Recently the former commissioner of the FDA went on record as saying that the FDA needs to revamp its view on phase III pivotal trials in oncology because of the opportunity of using biomarkers to risk stratify patients and qualify patients and use diagnostics as inclusion exclusion criteria for clinical trials. I think that kind of a statement is significant because it shows how far we’ve come in the use of diagnostics in oncology, and I think there’s now a recognition both in development of oncology agents but also in a clinical use that there’s a significant place for diagnostic testing.
I think that trend line will continue, it will cause more and more companies to come into this space, it will make the base technologies that we use in oncology more available in the broader marketplace and that will then further facilitate the growth of molecular diagnostics in other areas of clinical medicine.

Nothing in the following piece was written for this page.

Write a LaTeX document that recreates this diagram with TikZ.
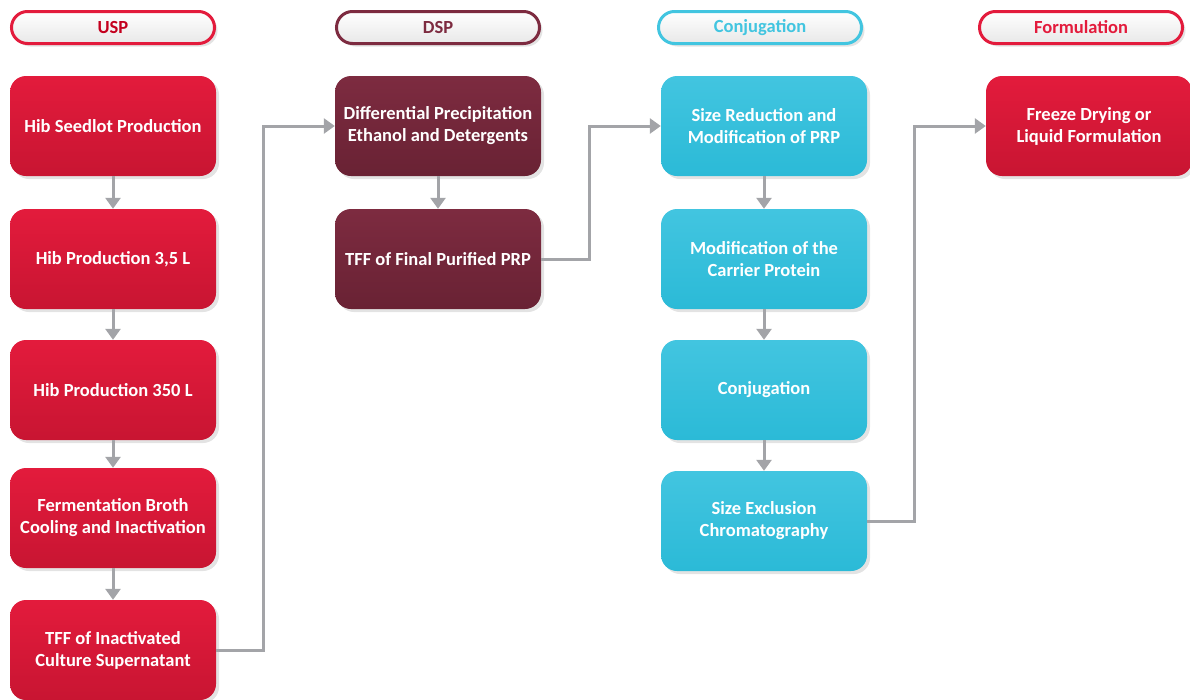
\documentclass[tikz,border=0pt]{standalone}
\usepackage{fontspec}
\setmainfont{Carlito}
\usetikzlibrary{arrows.meta,shadows}

\definecolor{uspRed}{HTML}{E31B3C}
\definecolor{uspRedDark}{HTML}{C81532}
\definecolor{uspText}{HTML}{C4001E}
\definecolor{dspRed}{HTML}{7D2B40}
\definecolor{dspRedDark}{HTML}{692234}
\definecolor{conjBlue}{HTML}{42C5E0}
\definecolor{conjBlueDark}{HTML}{2BBAD7}
\definecolor{flowGray}{HTML}{A3A4A8}

\begin{document}
\begin{tikzpicture}[x=1pt, y=-1pt,
    stepbox/.style={rounded corners=16pt, minimum width=206pt, minimum height=100pt,
        inner sep=2pt, align=center, text=white,
        font=\bfseries\fontsize{18.5}{22}\selectfont,
        drop shadow={opacity=0.22, shadow xshift=3pt, shadow yshift=-3pt}},
    uspbox/.style={stepbox, top color=uspRed, bottom color=uspRedDark},
    dspbox/.style={stepbox, top color=dspRed, bottom color=dspRedDark},
    conjbox/.style={stepbox, top color=conjBlue, bottom color=conjBlueDark},
    headbox/.style={rounded corners=16pt, minimum width=203pt, minimum height=32pt,
        line width=3pt, top color=white, bottom color=black!9,
        font=\bfseries\fontsize{18.5}{20}\selectfont,
        drop shadow={opacity=0.22, shadow xshift=3pt, shadow yshift=-3pt}},
    flow/.style={draw=flowGray, line width=3pt, -{Triangle[width=15pt,length=11pt]}}]
    \useasboundingbox (0, 0) rectangle (1190, 699);

    % column headers
    \node[headbox, draw=uspRed, text=uspText] (hUsp) at (113, 27.5) {USP};
    \node[headbox, draw=dspRed, text=dspRed] (hDsp) at (438, 27.5) {DSP};
    \node[headbox, draw=conjBlue, text=conjBlue] (hConj) at (760, 27.5) {Conjugation};
    \node[headbox, draw=uspRed, text=uspRed] (hForm) at (1081, 27.5) {Formulation};

    % USP
    \foreach \cName/\cY/\cText in {seed/126/{Hib Seedlot Production},
            prodSmall/259/{Hib Production 3,5 L},
            prodLarge/390/{Hib Production 350 L},
            ferment/518/{Fermentation Broth\\Cooling and Inactivation},
            tffInact/650/{TFF of Inactivated\\Culture Supernatant}}
        \node[uspbox] (\cName) at (113, \cY) {\cText};
    \foreach \cFrom/\cTo in {seed/prodSmall, prodSmall/prodLarge, prodLarge/ferment, ferment/tffInact}
        \draw[flow] (\cFrom.south) -- (\cTo.north);

    % DSP
    \node[dspbox] (diffPrec) at (438, 126) {Differential Precipitation\\Ethanol and Detergents};
    \node[dspbox] (tffFinal) at (438, 259) {TFF of Final Purified PRP};
    \draw[flow] (diffPrec.south) -- (tffFinal.north);

    % Conjugation
    \foreach \cName/\cY/\cText in {sizeRed/126/{Size Reduction and\\Modification of PRP},
            carrier/259/{Modification of the\\Carrier Protein},
            conj/390/{Conjugation},
            sec/521/{Size Exclusion\\Chromatography}}
        \node[conjbox] (\cName) at (764, \cY) {\cText};
    \foreach \cFrom/\cTo in {sizeRed/carrier, carrier/conj, conj/sec}
        \draw[flow] (\cFrom.south) -- (\cTo.north);

    % Formulation
    \node[uspbox] (freeze) at (1089, 126) {Freeze Drying or\\Liquid Formulation};

    % links between columns
    \draw[flow] (tffInact.east) -- ++(47, 0) |- (diffPrec.west);
    \draw[flow] (tffFinal.east) -- ++(48, 0) |- (sizeRed.west);
    \draw[flow] (sec.east) -- ++(47, 0) |- (freeze.west);
\end{tikzpicture}
\end{document}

MM: Generally are we moving away from the concept of normative medicine?
VA: I think so. And not just using molecular diagnostic techniques, but I think the mindset has been to say we need to sub-segment disease and we need to really understand the molecular bases or the individual characteristics of each individual patient that we’re facing. So the one size fits all medicine is disappearing not just with molecular techniques but with others. I think that’s as I said earlier reflected in the way that pharmaceutical companies are facing or looking at clinical development and the way they’re constructing trials, I think it’s also frankly become a more well accepted thought in a majority of patients. I think patients are increasingly sophisticated in these types of measurements that are out there and are increasingly expecting to have advanced testing done prior to initiation of medical treatment.
So I think there’s a significant groundswell in this area which is actually going to be accelerated as we see further penetration of next generation sequencing. We’re at the end of the beginning, I tell people, we’re at the end of the phase where being able to measure and qualify patients for particular therapies is a novelty, and has now moved into the area of being somewhat of an expectation. But I also think that we’re on the threshold of a radical expansion of information about individual patients. Not that this is going to transform the practice of medicine in the next three, four, five years, but in the long run the ready availability of whole genome sequencing will show us another wave of personalized medicine, in another significant movement away from one size fits all.
As a side note, I don’t know that that next generation sequencing is something that I would look at as being a routine clinical practice with a fully blown set of correlates to human disease for many years. But the early trend lines are there, the early indicators of widespread adoption are there, the technology is rapidly catching up. The development of the clinical correlates of all that information may take some time, in fact will take some time. But I think the early warning signs or the early signs of progression in this area are clearly in place. Although we’ve come a long way from normative to personalized medicine I think we have a huge quantum leap ahead of us as well.